= Task instructions =
Retype the lines beneath this one, from the first through the line containing "410, 420, 430, 440, 450, 460, 470, 480, 490, 500, 503];". Pictures are left out.

**** Available data ****

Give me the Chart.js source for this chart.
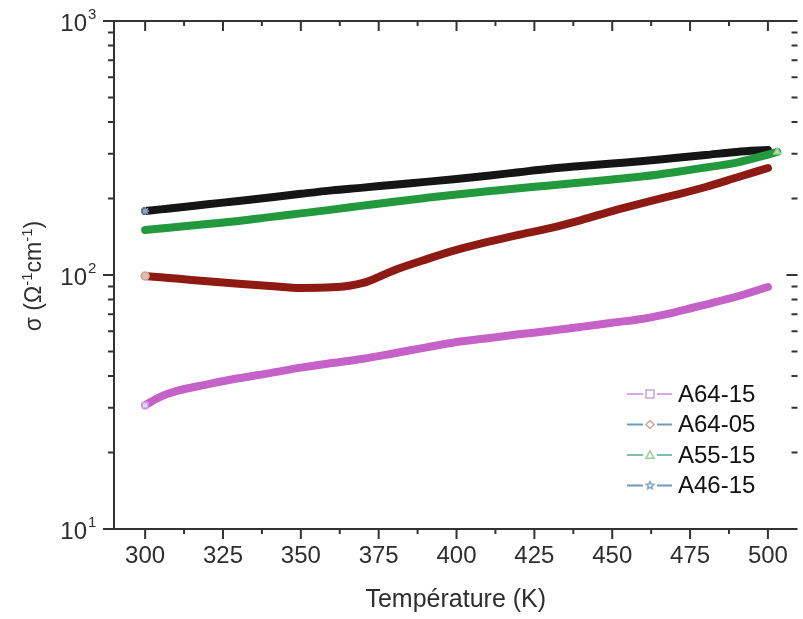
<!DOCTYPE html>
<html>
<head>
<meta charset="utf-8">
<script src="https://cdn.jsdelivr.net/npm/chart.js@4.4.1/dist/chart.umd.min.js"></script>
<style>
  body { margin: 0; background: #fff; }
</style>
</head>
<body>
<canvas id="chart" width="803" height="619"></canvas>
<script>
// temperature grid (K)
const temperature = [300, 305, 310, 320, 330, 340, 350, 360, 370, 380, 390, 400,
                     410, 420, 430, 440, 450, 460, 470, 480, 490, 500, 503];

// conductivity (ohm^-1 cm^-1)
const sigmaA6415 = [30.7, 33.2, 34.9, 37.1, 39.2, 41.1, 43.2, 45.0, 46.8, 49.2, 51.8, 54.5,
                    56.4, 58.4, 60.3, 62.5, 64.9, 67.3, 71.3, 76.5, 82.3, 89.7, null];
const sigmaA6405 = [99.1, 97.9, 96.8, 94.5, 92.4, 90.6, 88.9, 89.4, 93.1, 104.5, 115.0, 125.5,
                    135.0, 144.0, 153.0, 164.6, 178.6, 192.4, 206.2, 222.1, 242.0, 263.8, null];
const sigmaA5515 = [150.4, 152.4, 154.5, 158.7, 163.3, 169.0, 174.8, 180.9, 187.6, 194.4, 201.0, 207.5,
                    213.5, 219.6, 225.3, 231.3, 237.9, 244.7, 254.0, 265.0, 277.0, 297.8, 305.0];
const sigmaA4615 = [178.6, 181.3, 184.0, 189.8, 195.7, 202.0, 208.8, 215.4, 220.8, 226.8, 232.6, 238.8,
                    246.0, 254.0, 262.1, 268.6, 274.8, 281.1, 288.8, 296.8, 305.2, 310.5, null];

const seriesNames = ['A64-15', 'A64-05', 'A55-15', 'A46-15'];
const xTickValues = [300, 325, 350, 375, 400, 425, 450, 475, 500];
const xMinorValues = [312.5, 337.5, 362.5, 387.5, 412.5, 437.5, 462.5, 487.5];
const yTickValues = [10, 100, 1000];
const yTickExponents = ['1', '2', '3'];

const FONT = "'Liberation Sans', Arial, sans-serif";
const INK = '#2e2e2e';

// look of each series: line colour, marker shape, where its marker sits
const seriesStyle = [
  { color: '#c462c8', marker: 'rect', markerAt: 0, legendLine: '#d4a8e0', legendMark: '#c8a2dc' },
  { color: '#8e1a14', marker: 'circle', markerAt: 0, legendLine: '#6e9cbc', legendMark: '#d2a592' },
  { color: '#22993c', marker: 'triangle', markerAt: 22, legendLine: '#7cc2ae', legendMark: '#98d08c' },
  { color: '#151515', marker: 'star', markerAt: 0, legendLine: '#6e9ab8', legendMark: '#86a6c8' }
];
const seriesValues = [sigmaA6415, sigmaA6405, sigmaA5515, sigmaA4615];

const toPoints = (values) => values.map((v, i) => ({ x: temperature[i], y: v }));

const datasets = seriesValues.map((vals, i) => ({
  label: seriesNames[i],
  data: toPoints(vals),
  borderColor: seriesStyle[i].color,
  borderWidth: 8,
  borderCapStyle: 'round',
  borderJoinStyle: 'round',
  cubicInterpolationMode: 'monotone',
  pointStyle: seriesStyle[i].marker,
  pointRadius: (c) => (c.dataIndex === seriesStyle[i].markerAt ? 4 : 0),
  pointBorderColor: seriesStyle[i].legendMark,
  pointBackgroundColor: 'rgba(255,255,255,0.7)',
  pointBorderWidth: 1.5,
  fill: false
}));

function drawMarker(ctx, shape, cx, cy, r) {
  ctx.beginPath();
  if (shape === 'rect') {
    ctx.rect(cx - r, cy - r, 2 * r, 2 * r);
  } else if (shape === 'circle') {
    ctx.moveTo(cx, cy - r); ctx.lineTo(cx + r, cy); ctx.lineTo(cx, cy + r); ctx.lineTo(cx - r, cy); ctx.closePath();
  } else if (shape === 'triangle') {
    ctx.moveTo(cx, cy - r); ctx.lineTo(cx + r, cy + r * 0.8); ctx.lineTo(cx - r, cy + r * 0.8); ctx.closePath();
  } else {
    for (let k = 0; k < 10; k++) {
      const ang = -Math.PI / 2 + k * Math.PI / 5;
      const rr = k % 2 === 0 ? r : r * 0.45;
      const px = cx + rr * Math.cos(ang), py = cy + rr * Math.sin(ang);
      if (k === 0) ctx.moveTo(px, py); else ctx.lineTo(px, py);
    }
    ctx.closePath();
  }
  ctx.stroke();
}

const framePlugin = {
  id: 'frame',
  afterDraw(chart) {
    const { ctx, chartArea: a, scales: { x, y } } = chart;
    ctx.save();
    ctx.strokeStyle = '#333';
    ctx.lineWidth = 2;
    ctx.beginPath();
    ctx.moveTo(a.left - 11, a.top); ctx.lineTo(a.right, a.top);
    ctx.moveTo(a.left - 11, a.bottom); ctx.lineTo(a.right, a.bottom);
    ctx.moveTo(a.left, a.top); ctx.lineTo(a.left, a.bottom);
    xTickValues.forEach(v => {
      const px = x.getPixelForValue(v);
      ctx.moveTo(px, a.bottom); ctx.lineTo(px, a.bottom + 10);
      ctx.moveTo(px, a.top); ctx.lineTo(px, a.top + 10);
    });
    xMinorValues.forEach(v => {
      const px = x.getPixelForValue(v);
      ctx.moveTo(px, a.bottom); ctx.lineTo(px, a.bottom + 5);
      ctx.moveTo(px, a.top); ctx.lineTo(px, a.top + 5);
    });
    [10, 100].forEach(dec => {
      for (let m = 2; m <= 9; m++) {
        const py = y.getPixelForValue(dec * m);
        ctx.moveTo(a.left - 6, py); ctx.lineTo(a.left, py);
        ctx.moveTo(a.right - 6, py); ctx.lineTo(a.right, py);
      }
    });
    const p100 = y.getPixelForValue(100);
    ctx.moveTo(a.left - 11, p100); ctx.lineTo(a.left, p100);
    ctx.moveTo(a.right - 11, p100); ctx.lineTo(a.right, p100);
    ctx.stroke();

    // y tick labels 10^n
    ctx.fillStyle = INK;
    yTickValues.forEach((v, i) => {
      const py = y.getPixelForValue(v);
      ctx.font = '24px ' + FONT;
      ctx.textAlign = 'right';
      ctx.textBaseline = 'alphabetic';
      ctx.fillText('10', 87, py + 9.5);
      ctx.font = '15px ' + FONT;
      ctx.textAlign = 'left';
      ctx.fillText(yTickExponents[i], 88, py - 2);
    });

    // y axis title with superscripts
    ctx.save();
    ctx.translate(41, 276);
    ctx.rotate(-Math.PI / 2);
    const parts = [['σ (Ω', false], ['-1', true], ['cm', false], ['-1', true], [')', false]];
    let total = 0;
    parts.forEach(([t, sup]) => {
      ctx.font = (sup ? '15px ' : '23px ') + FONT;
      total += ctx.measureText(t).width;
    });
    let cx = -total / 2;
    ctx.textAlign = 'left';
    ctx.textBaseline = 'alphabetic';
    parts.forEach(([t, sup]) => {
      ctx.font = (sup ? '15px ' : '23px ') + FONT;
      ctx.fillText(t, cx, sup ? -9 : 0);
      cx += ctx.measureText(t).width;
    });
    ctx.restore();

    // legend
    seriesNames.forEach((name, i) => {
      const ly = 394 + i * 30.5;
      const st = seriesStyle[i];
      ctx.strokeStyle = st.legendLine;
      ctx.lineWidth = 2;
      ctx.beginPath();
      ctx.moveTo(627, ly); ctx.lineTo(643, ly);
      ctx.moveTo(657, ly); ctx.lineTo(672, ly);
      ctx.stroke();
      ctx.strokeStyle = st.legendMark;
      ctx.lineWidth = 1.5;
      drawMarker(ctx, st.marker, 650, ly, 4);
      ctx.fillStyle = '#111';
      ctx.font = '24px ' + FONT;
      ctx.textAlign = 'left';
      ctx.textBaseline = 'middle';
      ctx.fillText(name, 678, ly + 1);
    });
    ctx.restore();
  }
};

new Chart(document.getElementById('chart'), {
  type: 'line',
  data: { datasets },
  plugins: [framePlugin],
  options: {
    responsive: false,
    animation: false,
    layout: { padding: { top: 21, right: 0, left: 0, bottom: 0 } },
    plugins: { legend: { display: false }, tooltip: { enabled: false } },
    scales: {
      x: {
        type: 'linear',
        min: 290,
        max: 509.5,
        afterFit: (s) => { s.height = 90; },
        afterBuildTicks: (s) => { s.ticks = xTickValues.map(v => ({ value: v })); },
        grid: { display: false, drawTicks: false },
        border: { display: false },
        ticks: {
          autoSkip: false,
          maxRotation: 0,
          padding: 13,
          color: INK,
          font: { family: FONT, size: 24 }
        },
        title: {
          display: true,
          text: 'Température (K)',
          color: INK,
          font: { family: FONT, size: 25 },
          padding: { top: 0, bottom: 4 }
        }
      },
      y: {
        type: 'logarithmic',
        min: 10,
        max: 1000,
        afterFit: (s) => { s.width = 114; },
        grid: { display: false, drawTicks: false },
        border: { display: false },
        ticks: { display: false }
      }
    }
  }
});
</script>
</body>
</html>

****

= Exercise solution =
Give me the Chart.js source for this chart.
<!DOCTYPE html>
<html>
<head>
<meta charset="utf-8">
<script src="https://cdn.jsdelivr.net/npm/chart.js@4.4.1/dist/chart.umd.min.js"></script>
<style>
  body { margin: 0; background: #fff; }
</style>
</head>
<body>
<canvas id="chart" width="803" height="619"></canvas>
<script>
// temperature grid (K)
const temperature = [300, 305, 310, 320, 330, 340, 350, 360, 370, 380, 390, 400,
                     410, 420, 430, 440, 450, 460, 470, 480, 490, 500, 503];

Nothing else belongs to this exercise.